Directions for this task —
Extract, in full, the lines below, beginning at the first and ending with the line that contains "import plotly.graph_objects as go". Pictures do not belong in the copy.

Raw data —
>>>>

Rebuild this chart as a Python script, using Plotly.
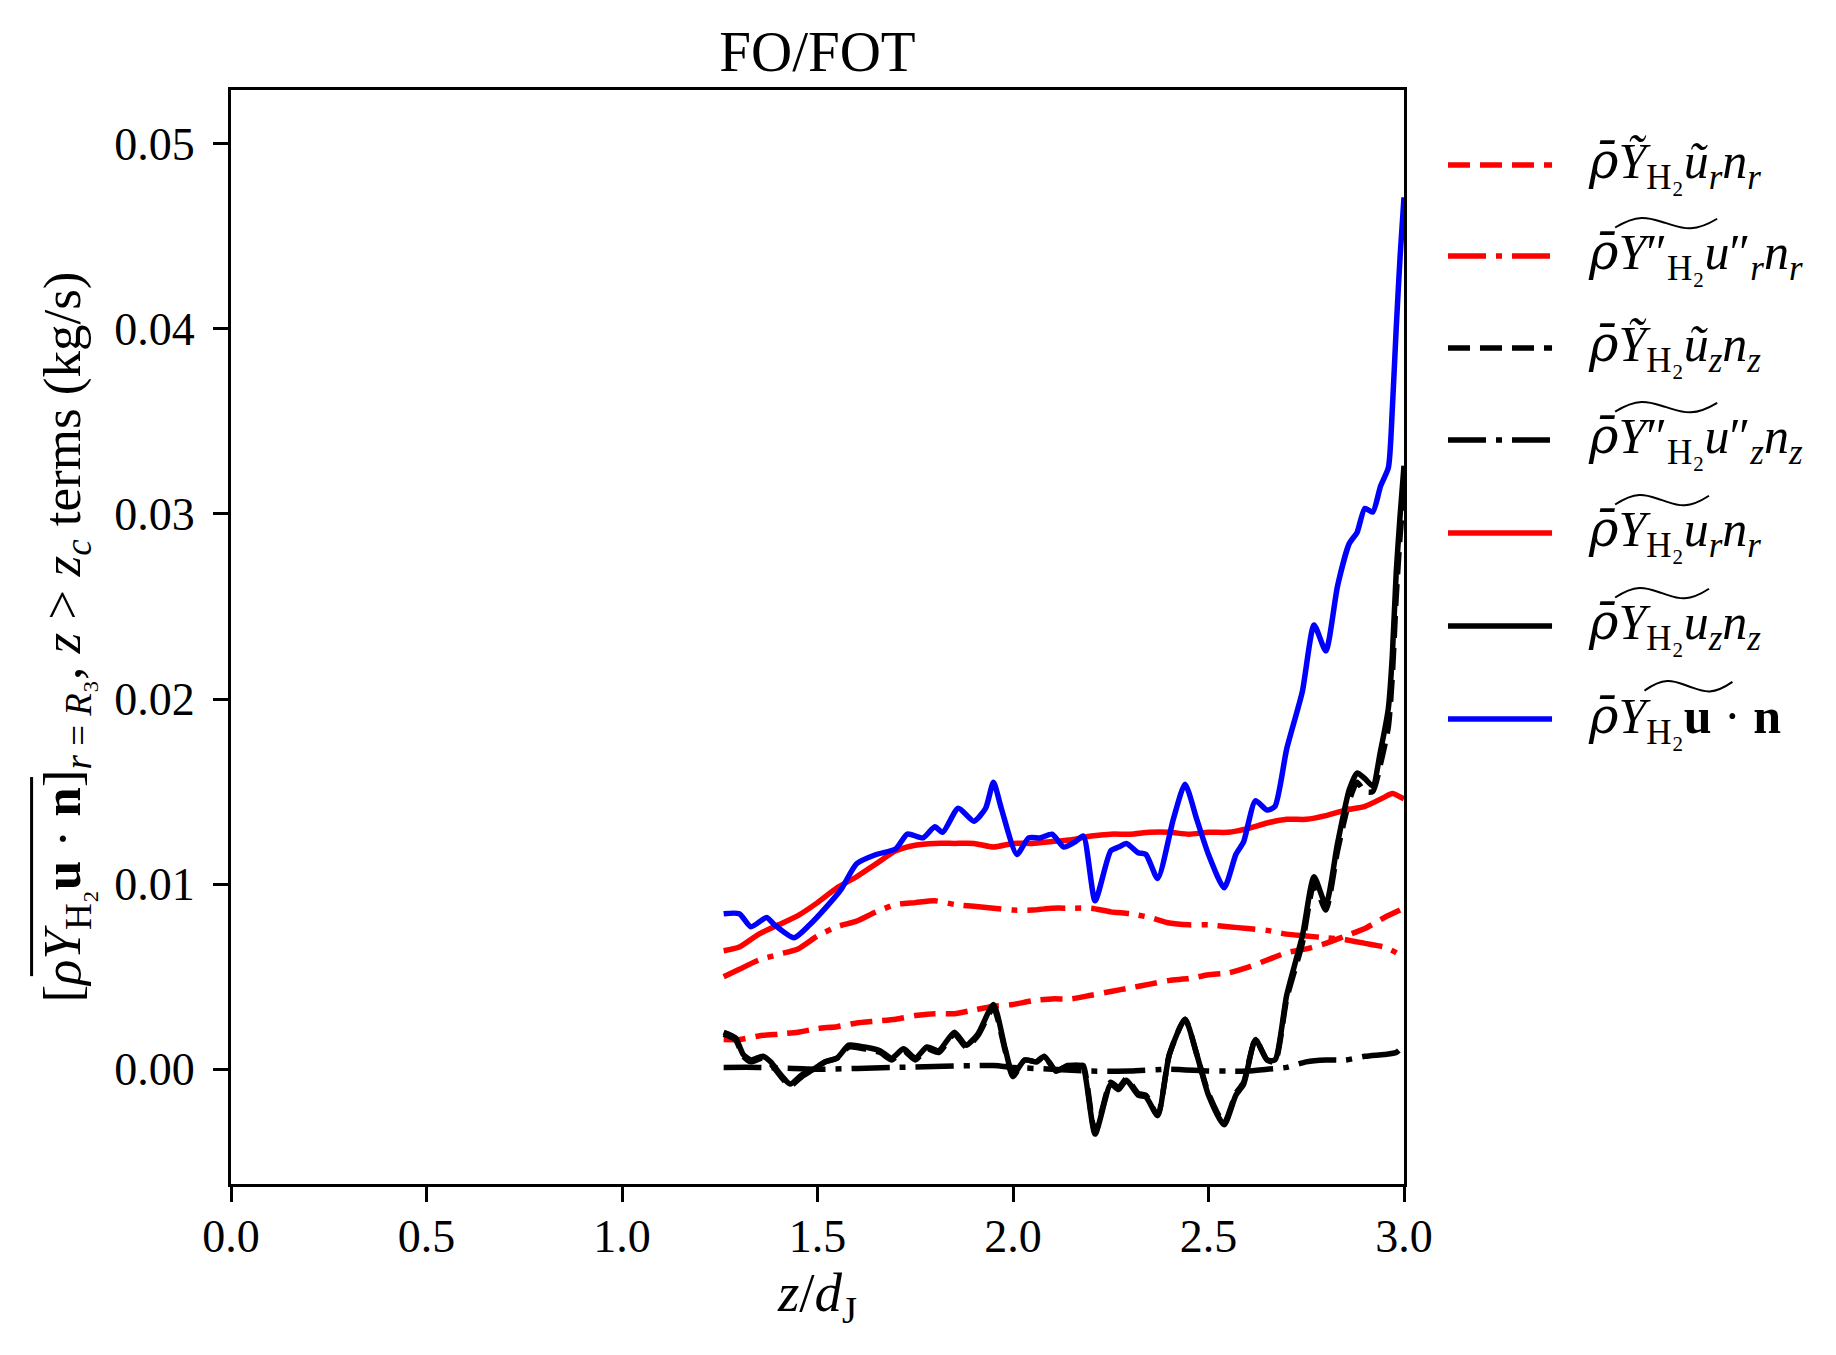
import plotly.graph_objects as go

# ---------------- data ----------------
z_rdash = [1.26,1.30,1.35,1.40,1.45,1.50,1.55,1.60,1.65,1.70,1.75,1.80,1.85,1.90,1.95,2.00,2.05,2.10,2.15,2.20,2.25,2.30,2.35,2.40,2.45,2.50,2.55,2.60,2.65,2.70,2.75,2.80,2.85,2.90,2.95,3.00]
v_rdash = [0.0016,0.0016,0.0018,0.0019,0.0020,0.0022,0.0023,0.0025,0.0026,0.0027,0.0029,0.0030,0.0030,0.0032,0.0034,0.0035,0.0037,0.0038,0.0038,0.0040,0.0042,0.0044,0.0046,0.0048,0.0049,0.0051,0.0052,0.0055,0.0059,0.0063,0.0065,0.0068,0.0072,0.0076,0.0082,0.0087]

z_rdd = [1.26,1.30,1.35,1.40,1.45,1.50,1.55,1.60,1.65,1.70,1.75,1.80,1.85,1.90,1.95,2.00,2.05,2.10,2.15,2.20,2.25,2.30,2.35,2.40,2.45,2.50,2.55,2.60,2.65,2.70,2.75,2.80,2.85,2.90,2.95,2.98,3.00]
v_rdd = [0.0050,0.0054,0.0059,0.0062,0.0065,0.0072,0.0077,0.0080,0.0085,0.0089,0.0090,0.0091,0.0089,0.0088,0.0087,0.0086,0.0086,0.0087,0.0087,0.0087,0.0085,0.0084,0.0082,0.0079,0.0078,0.0078,0.0077,0.0076,0.0075,0.0073,0.0072,0.0071,0.0070,0.0068,0.0066,0.0063,0.0060]

z_kdd = [1.26,1.35,1.50,1.70,1.95,2.00,2.10,2.20,2.30,2.40,2.50,2.55,2.60,2.65,2.70,2.75,2.80,2.85,2.90,2.95,2.98,3.00]
v_kdd = [0.0001,0.0001,0.0000,0.0001,0.0002,0.0001,0.0000,-0.0001,-0.0001,0.0000,-0.0001,-0.0001,-0.0001,0.0000,0.0001,0.0004,0.0005,0.0005,0.0007,0.0008,0.0009,0.0013]

z_rsol = [1.26,1.30,1.35,1.40,1.45,1.50,1.55,1.60,1.65,1.70,1.75,1.80,1.85,1.90,1.95,2.00,2.05,2.10,2.15,2.20,2.25,2.30,2.35,2.40,2.45,2.50,2.55,2.60,2.65,2.70,2.75,2.80,2.85,2.90,2.95,2.97,3.00]
v_rsol = [0.0064,0.0066,0.0073,0.0078,0.0083,0.0090,0.0098,0.0104,0.0111,0.0118,0.0121,0.0122,0.0122,0.0122,0.0120,0.0122,0.0122,0.0123,0.0124,0.0126,0.0127,0.0127,0.0128,0.0128,0.0127,0.0128,0.0128,0.0130,0.0133,0.0135,0.0135,0.0137,0.0140,0.0142,0.0147,0.0149,0.0146]

z_k = [1.26,1.29,1.31,1.33,1.36,1.38,1.41,1.43,1.46,1.49,1.52,1.55,1.58,1.62,1.66,1.69,1.72,1.75,1.78,1.81,1.85,1.88,1.91,1.95,1.98,2.00,2.03,2.06,2.08,2.11,2.14,2.17,2.18,2.21,2.25,2.27,2.29,2.32,2.34,2.37,2.40,2.44,2.47,2.50,2.54,2.57,2.59,2.62,2.65,2.67,2.70,2.74,2.77,2.80,2.83,2.86,2.88,2.90,2.92,2.94,2.96,2.97,2.98,2.99,3.00]
v_ksol = [0.0020,0.0017,0.0008,0.0005,0.0007,0.0004,-0.0004,-0.0008,-0.0003,0.0000,0.0004,0.0006,0.0013,0.0012,0.0010,0.0006,0.0011,0.0006,0.0012,0.0010,0.0020,0.0013,0.0019,0.0035,0.0011,-0.0003,0.0005,0.0004,0.0007,-0.0001,0.0002,0.0002,0.0001,-0.0035,-0.0008,-0.0011,-0.0006,-0.0014,-0.0015,-0.0025,0.0008,0.0027,0.0008,-0.0014,-0.0030,-0.0014,-0.0008,0.0016,0.0005,0.0005,0.0040,0.0072,0.0104,0.0089,0.0122,0.0151,0.0160,0.0157,0.0153,0.0172,0.0195,0.0223,0.0268,0.0299,0.0326]
v_kdash = [0.0019,0.0016,0.0007,0.0004,0.0006,0.0003,-0.0005,-0.0009,-0.0004,0.0000,0.0004,0.0006,0.0012,0.0011,0.0009,0.0005,0.0010,0.0005,0.0011,0.0009,0.0019,0.0012,0.0018,0.0033,0.0010,-0.0004,0.0005,0.0004,0.0007,-0.0001,0.0002,0.0002,0.0002,-0.0034,-0.0007,-0.0010,-0.0005,-0.0013,-0.0014,-0.0025,0.0008,0.0027,0.0008,-0.0013,-0.0029,-0.0013,-0.0007,0.0016,0.0005,0.0004,0.0038,0.0068,0.0100,0.0086,0.0118,0.0145,0.0155,0.0150,0.0150,0.0165,0.0185,0.0212,0.0255,0.0288,0.0312]

z_b = [1.26,1.30,1.33,1.37,1.39,1.44,1.48,1.52,1.56,1.60,1.65,1.70,1.73,1.77,1.80,1.82,1.86,1.90,1.93,1.95,1.97,2.01,2.04,2.07,2.10,2.13,2.16,2.18,2.21,2.25,2.27,2.29,2.32,2.34,2.37,2.41,2.44,2.47,2.50,2.54,2.57,2.59,2.62,2.65,2.67,2.70,2.74,2.77,2.80,2.83,2.86,2.88,2.90,2.92,2.94,2.96,2.97,2.98,2.99,3.00]
v_b = [0.0084,0.0084,0.0077,0.0082,0.0078,0.0071,0.0078,0.0087,0.0097,0.0111,0.0116,0.0119,0.0127,0.0125,0.0131,0.0128,0.0141,0.0134,0.0141,0.0155,0.0141,0.0116,0.0125,0.0125,0.0127,0.0120,0.0123,0.0126,0.0091,0.0118,0.0120,0.0122,0.0117,0.0116,0.0103,0.0135,0.0154,0.0135,0.0116,0.0098,0.0116,0.0123,0.0145,0.0140,0.0142,0.0173,0.0204,0.0240,0.0226,0.0261,0.0284,0.0290,0.0303,0.0301,0.0315,0.0325,0.0356,0.0400,0.0439,0.0471]

x_ticks = [0.0, 0.5, 1.0, 1.5, 2.0, 2.5, 3.0]
y_ticks = [0.00, 0.01, 0.02, 0.03, 0.04, 0.05]

# ---------------- styles ----------------
FONT = "Liberation Serif, DejaVu Serif, serif"
RED = "#ff0000"
BLUE = "#0000ff"
BLACK = "#000000"
LW = 5.5
DASH = "22px,10px"
DASHDOT = "38px,10px,6px,10px"

# the page body has an 8px margin, so the figure is sized to fit the window
W, H = 1828, 1347
ML, MR, MT, MB = 223, 432, 82, 171

series = [
    (z_rdash, v_rdash, RED, DASH),
    (z_rdd, v_rdd, RED, DASHDOT),
    (z_k, v_kdash, BLACK, DASH),
    (z_kdd, v_kdd, BLACK, DASHDOT),
    (z_rsol, v_rsol, RED, "solid"),
    (z_k, v_ksol, BLACK, "solid"),
    (z_b, v_b, BLUE, "solid"),
]

fig = go.Figure()
for zz, vv, col, dash in series:
    fig.add_trace(go.Scatter(x=zz, y=vv, mode="lines",
                             line=dict(color=col, width=LW, dash=dash, shape="spline", smoothing=0.6),
                             showlegend=False, hoverinfo="skip"))

# ---------------- legend (manual) ----------------
RB = "<span style='font-family:DejaVu Serif'><i>ρ\u0304</i></span>"
labels = [
    f"{RB}<i>Ỹ</i><sub>H₂</sub><i>ũ<sub>r</sub>n<sub>r</sub></i>",
    f"{RB}<i>Y</i>″<sub>H₂</sub><i>u</i>″<sub><i>r</i></sub><i>n<sub>r</sub></i>",
    f"{RB}<i>Ỹ</i><sub>H₂</sub><i>ũ<sub>z</sub>n<sub>z</sub></i>",
    f"{RB}<i>Y</i>″<sub>H₂</sub><i>u</i>″<sub><i>z</i></sub><i>n<sub>z</sub></i>",
    f"{RB}<i>Y</i><sub>H₂</sub><i>u<sub>r</sub>n<sub>r</sub></i>",
    f"{RB}<i>Y</i><sub>H₂</sub><i>u<sub>z</sub>n<sub>z</sub></i>",
    f"{RB}<i>Y</i><sub>H₂</sub><b>u</b> · <b>n</b>",
]
TX = 1.155
wide_tilde = [None, (1.180, 1.267), None, (1.180, 1.267), (1.180, 1.260), (1.180, 1.260), (1.205, 1.280)]
row_y = [0.9315, 0.8483, 0.7642, 0.6801, 0.5951, 0.5101, 0.4250]
for (zz, vv, col, dash), lab, yy, wt in zip(series, labels, row_y, wide_tilde):
    fig.add_shape(type="line", xref="paper", yref="paper", x0=1.0375, x1=1.1262, y0=yy, y1=yy,
                  line=dict(color=col, width=LW, dash=dash))
    fig.add_annotation(xref="paper", yref="paper", x=TX, y=yy, text=lab, showarrow=False,
                       xanchor="left", yanchor="middle", font=dict(family=FONT, size=50, color="black"))
    if wt is not None:
        x0, x1 = wt
        yt = yy + 0.030
        xm = (x0 + x1) / 2
        a = 0.004
        path = (f"M {x0},{yt - a} C {x0 + (xm - x0) * 0.5},{yt + a * 2.5} {xm - (xm - x0) * 0.3},{yt + a} {xm},{yt} "
                f"S {x1 - (x1 - xm) * 0.5},{yt - a * 2.5} {x1},{yt + a}")
        fig.add_shape(type="path", xref="paper", yref="paper", path=path, line=dict(color="black", width=2))

# ---------------- y-axis label (annotation + overline) ----------------
ylab = ("[<i>ρY</i><sub>H₂</sub><b>u</b> · <b>n</b>]"
        "<sub><i>r</i> = <i>R</i>₃</sub>, <i>z</i> > <i>z<sub>c</sub></i> terms (kg/s)")
fig.add_annotation(xref="paper", yref="paper", x=-0.141, y=0.5, text=ylab, textangle=-90,
                   showarrow=False, xanchor="center", yanchor="middle",
                   font=dict(family=FONT, size=53, color="black"))
fig.add_shape(type="line", xref="paper", yref="paper", x0=-0.170, x1=-0.170, y0=0.190, y1=0.372,
              line=dict(color="black", width=3))

fig.update_layout(
    width=W, height=H,
    margin=dict(l=ML, r=MR, t=MT, b=MB),
    paper_bgcolor="white", plot_bgcolor="white",
    font=dict(family=FONT, size=46, color="black"),
    title=dict(text="FO/FOT", x=(ML + (W - MR)) / 2 / W, xanchor="center", y=1 - 43 / H, yanchor="middle",
               font=dict(family=FONT, size=57)),
    xaxis=dict(range=[0, 3], tickvals=x_ticks, ticktext=[f"{t:.1f}" for t in x_ticks],
               ticks="outside", ticklen=15, tickwidth=3, tickcolor="black",
               showline=True, linecolor="black", linewidth=3, mirror=True,
               showgrid=False, zeroline=False, automargin=False, ticklabelstandoff=-5,
               title=dict(text="<i>z</i>/<i>d</i><sub>J</sub>", standoff=6, font=dict(size=55))),
    yaxis=dict(range=[-0.0062, 0.0529], tickvals=y_ticks, ticktext=[f"{t:.2f}" for t in y_ticks],
               ticks="outside", ticklen=15, tickwidth=3, tickcolor="black",
               showline=True, linecolor="black", linewidth=3, mirror=True,
               showgrid=False, zeroline=False, automargin=False, ticklabelstandoff=9),
)

fig.write_html("out.html")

<<<<

Response below —
Rebuild this chart as a Python script, using Plotly.
import plotly.graph_objects as go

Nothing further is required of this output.